:: Record list ::

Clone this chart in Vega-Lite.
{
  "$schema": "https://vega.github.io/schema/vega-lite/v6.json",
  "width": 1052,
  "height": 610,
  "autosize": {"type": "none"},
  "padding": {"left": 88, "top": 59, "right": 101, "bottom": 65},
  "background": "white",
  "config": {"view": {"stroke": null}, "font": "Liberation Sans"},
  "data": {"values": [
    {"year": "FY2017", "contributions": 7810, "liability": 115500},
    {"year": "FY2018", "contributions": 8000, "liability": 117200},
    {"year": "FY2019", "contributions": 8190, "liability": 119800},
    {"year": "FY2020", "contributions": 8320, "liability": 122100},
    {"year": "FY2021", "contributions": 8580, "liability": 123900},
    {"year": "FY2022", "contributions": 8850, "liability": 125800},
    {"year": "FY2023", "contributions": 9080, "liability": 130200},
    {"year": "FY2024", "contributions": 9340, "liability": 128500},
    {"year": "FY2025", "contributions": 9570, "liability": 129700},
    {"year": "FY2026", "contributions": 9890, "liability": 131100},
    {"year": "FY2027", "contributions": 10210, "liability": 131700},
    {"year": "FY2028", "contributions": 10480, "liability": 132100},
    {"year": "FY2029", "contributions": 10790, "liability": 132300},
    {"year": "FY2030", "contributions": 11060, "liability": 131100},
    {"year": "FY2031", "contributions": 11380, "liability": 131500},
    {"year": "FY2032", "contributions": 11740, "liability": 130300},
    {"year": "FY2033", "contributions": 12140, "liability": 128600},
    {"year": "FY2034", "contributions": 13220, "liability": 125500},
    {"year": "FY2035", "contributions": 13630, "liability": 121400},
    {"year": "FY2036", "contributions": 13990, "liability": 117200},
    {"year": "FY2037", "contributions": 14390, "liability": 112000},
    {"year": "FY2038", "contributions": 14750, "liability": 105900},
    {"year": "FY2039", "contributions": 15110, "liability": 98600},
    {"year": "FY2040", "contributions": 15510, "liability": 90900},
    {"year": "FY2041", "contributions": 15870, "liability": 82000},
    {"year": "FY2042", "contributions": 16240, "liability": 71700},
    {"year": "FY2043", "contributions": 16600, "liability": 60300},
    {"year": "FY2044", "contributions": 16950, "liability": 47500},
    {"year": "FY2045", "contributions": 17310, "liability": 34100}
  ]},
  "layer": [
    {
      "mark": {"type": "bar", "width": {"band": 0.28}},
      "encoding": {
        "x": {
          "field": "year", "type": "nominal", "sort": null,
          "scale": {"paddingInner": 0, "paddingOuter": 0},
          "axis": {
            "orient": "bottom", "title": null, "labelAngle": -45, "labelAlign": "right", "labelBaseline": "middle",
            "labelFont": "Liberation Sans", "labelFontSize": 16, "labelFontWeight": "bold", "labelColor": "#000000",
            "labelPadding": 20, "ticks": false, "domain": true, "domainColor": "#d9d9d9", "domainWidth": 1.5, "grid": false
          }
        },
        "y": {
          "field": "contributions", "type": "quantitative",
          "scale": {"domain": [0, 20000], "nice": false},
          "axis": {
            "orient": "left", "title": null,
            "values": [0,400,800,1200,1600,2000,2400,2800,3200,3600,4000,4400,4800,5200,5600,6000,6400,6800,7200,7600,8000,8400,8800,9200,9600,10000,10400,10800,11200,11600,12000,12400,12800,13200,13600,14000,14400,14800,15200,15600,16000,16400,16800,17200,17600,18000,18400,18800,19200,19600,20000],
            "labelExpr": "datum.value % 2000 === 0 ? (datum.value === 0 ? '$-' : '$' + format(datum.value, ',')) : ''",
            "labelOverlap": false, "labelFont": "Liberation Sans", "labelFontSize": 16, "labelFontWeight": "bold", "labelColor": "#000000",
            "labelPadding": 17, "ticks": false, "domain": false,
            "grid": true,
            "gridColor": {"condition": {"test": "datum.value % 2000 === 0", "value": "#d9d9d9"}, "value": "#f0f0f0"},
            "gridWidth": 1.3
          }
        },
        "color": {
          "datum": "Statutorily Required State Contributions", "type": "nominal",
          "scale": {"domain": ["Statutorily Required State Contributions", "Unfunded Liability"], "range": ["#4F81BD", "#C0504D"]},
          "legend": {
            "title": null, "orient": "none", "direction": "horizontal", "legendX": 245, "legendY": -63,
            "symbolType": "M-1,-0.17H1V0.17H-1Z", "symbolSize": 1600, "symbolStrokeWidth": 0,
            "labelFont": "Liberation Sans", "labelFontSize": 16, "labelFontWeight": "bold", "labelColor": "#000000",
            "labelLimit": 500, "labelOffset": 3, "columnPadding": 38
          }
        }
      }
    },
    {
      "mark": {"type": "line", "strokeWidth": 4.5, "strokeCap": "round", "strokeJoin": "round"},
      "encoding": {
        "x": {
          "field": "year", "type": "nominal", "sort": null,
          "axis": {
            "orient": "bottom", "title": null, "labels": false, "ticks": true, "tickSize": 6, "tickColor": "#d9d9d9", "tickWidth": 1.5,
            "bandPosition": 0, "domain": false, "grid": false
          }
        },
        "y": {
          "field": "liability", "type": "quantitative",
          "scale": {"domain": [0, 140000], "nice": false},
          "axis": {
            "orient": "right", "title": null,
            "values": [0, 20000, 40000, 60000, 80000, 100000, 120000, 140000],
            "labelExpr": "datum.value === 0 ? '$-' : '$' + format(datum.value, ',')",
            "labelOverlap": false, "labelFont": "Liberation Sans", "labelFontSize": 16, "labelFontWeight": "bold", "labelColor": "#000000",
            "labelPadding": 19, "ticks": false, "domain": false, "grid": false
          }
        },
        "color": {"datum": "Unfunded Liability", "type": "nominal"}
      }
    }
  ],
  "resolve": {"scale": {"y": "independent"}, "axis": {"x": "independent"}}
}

:::
:: Record list ::

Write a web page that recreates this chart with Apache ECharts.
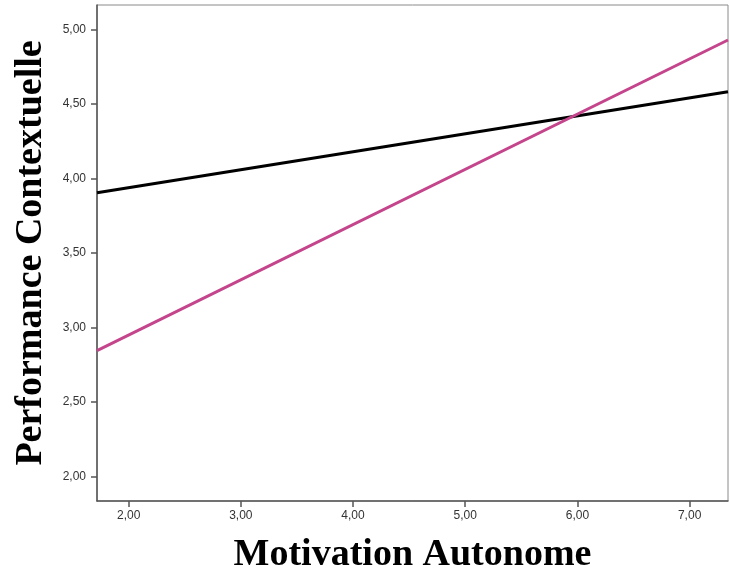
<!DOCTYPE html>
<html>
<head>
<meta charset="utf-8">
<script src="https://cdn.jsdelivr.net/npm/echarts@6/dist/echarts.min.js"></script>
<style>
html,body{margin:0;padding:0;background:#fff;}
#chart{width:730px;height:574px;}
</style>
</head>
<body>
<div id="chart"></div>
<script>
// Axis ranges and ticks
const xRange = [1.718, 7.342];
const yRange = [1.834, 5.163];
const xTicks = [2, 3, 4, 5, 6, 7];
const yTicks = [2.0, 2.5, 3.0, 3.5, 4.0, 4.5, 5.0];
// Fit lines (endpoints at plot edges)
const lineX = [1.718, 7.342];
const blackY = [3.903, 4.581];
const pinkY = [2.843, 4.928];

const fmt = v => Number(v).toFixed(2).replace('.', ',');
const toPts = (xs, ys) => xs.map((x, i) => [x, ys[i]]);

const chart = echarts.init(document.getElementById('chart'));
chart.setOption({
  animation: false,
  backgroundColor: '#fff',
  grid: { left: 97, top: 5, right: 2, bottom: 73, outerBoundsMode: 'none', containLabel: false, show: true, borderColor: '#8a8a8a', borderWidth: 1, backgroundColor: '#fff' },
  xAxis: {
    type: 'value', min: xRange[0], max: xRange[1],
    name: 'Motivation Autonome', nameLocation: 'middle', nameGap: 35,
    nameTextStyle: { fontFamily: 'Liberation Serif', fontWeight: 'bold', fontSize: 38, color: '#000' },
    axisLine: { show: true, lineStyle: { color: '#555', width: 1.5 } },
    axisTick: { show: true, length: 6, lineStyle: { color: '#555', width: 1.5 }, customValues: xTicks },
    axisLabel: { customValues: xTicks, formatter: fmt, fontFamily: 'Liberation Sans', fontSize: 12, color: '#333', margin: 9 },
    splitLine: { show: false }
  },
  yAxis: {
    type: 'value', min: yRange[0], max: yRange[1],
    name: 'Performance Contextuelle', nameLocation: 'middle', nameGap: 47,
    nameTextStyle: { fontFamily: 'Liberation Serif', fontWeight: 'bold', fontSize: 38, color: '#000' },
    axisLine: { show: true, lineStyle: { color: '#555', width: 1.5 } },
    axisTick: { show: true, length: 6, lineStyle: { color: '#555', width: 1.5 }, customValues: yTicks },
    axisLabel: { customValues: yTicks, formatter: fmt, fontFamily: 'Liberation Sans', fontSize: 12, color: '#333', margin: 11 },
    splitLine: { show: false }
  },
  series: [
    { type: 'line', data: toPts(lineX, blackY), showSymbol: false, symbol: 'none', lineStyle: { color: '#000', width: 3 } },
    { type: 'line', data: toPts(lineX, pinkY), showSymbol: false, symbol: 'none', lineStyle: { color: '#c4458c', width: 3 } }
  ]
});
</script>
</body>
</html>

:::
:: Record list ::

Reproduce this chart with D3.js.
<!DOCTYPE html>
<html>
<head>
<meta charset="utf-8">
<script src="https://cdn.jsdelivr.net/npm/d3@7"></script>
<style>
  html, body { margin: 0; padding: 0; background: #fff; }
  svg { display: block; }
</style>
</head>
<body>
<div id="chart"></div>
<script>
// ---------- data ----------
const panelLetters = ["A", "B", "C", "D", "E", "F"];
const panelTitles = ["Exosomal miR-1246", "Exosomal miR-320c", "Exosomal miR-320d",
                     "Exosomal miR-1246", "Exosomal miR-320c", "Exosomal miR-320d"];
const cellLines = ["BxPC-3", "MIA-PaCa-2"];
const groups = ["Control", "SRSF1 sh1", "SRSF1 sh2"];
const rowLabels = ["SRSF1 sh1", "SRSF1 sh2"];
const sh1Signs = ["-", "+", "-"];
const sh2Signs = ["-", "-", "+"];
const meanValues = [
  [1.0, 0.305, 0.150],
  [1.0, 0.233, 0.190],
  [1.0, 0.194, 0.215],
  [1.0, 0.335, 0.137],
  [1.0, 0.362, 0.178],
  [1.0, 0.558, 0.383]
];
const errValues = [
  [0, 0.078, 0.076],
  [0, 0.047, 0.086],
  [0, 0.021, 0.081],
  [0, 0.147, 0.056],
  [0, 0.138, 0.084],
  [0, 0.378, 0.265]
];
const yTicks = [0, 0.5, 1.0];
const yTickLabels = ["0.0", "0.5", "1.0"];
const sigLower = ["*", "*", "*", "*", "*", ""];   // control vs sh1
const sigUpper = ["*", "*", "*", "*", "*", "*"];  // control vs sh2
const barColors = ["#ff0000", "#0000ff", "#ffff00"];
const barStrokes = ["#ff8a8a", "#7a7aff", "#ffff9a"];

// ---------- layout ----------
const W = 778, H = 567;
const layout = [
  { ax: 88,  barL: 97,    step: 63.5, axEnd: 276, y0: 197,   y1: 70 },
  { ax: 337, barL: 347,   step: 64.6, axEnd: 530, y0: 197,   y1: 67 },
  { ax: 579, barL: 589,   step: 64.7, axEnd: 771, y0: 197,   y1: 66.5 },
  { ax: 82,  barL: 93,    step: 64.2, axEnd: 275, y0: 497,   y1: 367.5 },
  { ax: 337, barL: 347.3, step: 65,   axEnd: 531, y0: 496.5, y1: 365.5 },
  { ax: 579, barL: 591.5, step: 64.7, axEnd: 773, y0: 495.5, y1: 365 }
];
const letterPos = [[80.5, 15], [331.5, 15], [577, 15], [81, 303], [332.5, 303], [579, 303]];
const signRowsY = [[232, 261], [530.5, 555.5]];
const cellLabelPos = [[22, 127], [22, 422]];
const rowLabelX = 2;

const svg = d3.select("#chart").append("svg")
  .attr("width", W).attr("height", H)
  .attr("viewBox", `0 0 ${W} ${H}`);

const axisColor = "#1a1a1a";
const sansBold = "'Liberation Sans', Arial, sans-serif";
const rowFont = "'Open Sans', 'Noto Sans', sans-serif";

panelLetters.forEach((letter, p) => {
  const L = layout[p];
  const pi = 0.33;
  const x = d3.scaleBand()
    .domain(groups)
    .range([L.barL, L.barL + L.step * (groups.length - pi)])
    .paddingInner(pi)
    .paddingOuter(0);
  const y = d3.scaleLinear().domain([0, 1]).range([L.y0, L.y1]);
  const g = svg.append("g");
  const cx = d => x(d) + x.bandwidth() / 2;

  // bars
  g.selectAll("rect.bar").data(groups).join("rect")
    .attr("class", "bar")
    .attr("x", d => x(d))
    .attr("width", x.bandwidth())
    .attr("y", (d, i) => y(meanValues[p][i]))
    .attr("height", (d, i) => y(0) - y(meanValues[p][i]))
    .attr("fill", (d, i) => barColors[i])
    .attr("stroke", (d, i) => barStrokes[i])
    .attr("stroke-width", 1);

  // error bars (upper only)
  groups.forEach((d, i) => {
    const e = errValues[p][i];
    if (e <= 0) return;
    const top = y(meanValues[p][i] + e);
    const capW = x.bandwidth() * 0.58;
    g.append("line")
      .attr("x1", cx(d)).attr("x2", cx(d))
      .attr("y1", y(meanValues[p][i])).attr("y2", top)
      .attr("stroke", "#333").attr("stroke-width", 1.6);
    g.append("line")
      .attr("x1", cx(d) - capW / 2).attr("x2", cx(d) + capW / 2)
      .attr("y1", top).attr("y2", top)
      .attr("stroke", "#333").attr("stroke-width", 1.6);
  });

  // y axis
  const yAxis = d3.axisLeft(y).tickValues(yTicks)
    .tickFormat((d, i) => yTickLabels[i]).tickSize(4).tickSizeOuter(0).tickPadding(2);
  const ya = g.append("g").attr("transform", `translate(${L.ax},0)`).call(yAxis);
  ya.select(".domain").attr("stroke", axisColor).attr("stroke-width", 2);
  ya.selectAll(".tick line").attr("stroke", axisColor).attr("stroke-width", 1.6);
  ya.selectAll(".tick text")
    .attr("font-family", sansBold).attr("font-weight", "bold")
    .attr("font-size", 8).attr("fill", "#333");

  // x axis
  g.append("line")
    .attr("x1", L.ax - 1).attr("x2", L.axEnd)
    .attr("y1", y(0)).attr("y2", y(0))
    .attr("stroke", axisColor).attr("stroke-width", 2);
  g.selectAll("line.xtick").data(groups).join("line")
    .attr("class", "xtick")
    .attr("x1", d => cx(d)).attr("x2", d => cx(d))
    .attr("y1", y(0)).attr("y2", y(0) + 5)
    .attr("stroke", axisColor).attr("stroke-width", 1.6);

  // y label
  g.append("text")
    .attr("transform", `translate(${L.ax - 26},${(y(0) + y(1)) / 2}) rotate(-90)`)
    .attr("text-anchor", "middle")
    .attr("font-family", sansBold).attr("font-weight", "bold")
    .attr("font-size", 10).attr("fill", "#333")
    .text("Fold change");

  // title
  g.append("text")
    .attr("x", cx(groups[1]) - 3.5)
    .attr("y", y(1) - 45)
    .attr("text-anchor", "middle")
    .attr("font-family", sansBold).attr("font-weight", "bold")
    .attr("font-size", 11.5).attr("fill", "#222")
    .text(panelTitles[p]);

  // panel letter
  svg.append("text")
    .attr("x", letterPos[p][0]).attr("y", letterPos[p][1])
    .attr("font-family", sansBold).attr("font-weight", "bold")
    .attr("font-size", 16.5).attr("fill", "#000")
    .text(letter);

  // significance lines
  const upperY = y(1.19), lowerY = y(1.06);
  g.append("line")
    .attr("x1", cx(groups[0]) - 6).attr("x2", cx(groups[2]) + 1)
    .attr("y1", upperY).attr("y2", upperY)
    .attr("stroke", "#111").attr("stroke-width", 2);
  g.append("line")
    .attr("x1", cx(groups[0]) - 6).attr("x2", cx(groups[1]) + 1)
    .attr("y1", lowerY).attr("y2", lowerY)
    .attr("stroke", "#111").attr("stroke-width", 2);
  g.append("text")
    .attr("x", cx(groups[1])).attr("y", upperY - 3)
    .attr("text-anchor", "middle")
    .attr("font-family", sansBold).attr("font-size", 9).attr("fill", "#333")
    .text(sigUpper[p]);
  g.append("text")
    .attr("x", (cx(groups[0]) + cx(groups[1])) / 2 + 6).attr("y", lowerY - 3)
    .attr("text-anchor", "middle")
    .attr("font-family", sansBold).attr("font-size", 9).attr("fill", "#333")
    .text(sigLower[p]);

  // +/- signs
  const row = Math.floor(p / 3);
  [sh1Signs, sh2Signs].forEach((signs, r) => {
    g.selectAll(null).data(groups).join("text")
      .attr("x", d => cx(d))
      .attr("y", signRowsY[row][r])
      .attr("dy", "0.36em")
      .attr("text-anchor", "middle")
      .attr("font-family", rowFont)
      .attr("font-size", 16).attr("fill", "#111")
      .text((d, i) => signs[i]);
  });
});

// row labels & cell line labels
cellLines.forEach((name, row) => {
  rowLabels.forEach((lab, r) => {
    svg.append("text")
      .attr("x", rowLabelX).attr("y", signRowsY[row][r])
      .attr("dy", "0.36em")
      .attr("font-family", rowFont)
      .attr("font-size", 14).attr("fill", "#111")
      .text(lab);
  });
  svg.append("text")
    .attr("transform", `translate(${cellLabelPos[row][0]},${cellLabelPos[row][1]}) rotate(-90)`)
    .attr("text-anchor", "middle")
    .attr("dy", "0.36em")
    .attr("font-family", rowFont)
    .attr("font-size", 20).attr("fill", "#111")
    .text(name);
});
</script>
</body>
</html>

:::

* Objective: Tell how many lines include "with". The number is the whole answer.

* Solution for this exercise: 2